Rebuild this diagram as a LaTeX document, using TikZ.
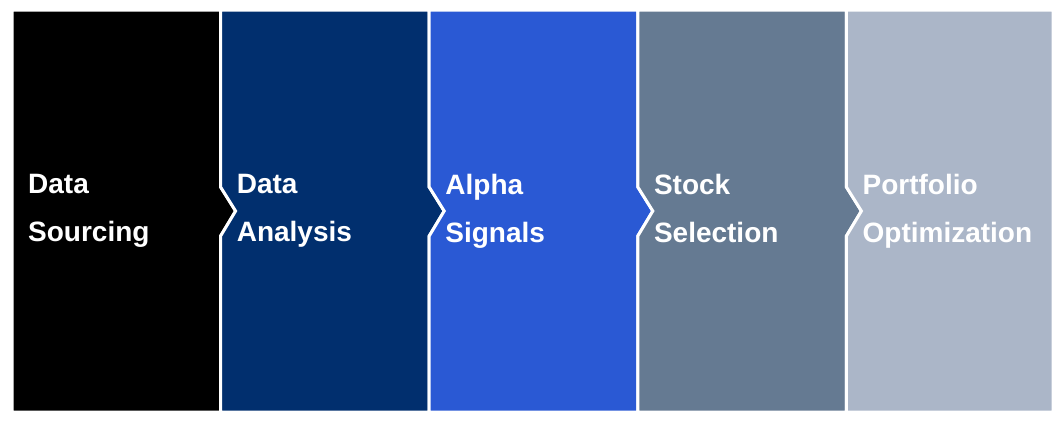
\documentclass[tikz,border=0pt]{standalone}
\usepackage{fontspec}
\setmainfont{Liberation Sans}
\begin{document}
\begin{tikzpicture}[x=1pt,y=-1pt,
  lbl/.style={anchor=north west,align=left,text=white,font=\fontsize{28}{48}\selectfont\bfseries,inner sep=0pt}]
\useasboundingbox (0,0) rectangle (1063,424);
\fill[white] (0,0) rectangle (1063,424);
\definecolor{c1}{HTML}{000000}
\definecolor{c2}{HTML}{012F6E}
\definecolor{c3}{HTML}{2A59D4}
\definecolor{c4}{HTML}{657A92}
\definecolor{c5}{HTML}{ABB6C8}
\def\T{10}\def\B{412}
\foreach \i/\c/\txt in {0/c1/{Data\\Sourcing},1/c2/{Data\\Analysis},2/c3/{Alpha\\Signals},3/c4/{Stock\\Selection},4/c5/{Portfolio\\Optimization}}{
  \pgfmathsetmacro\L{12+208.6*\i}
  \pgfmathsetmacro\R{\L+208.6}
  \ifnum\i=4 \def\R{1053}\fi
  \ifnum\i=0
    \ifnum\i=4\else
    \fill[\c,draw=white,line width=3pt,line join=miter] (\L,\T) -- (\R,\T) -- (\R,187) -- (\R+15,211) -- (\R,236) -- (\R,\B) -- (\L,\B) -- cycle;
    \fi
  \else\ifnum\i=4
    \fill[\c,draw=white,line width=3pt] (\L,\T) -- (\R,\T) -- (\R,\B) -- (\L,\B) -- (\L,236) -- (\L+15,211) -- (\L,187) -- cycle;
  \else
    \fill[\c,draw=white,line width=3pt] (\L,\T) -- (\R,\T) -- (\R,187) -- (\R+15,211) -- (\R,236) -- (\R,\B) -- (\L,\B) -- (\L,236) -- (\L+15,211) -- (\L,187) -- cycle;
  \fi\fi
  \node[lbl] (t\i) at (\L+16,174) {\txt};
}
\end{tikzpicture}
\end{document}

- _Challenge_
Quote the material exactly. Pictures stay out.

- _Reply_
Rebuild this diagram as a LaTeX document, using TikZ.
\documentclass[tikz,border=0pt]{standalone}
\usepackage{fontspec}
\setmainfont{Liberation Sans}
\begin{document}
\begin{tikzpicture}[x=1pt,y=-1pt,
  lbl/.style={anchor=north west,align=left,text=white,font=\fontsize{28}{48}\selectfont\bfseries,inner sep=0pt}]
\useasboundingbox (0,0) rectangle (1063,424);
\fill[white] (0,0) rectangle (1063,424);
\definecolor{c1}{HTML}{000000}
\definecolor{c2}{HTML}{012F6E}
\definecolor{c3}{HTML}{2A59D4}
\definecolor{c4}{HTML}{657A92}
\definecolor{c5}{HTML}{ABB6C8}
\def\T{10}\def\B{412}
\foreach \i/\c/\txt in {0/c1/{Data\\Sourcing},1/c2/{Data\\Analysis},2/c3/{Alpha\\Signals},3/c4/{Stock\\Selection},4/c5/{Portfolio\\Optimization}}{
  \pgfmathsetmacro\L{12+208.6*\i}
  \pgfmathsetmacro\R{\L+208.6}
  \ifnum\i=4 \def\R{1053}\fi
  \ifnum\i=0
    \ifnum\i=4\else
    \fill[\c,draw=white,line width=3pt,line join=miter] (\L,\T) -- (\R,\T) -- (\R,187) -- (\R+15,211) -- (\R,236) -- (\R,\B) -- (\L,\B) -- cycle;
    \fi
  \else\ifnum\i=4
    \fill[\c,draw=white,line width=3pt] (\L,\T) -- (\R,\T) -- (\R,\B) -- (\L,\B) -- (\L,236) -- (\L+15,211) -- (\L,187) -- cycle;
  \else
    \fill[\c,draw=white,line width=3pt] (\L,\T) -- (\R,\T) -- (\R,187) -- (\R+15,211) -- (\R,236) -- (\R,\B) -- (\L,\B) -- (\L,236) -- (\L+15,211) -- (\L,187) -- cycle;
  \fi\fi
  \node[lbl] (t\i) at (\L+16,174) {\txt};
}
\end{tikzpicture}
\end{document}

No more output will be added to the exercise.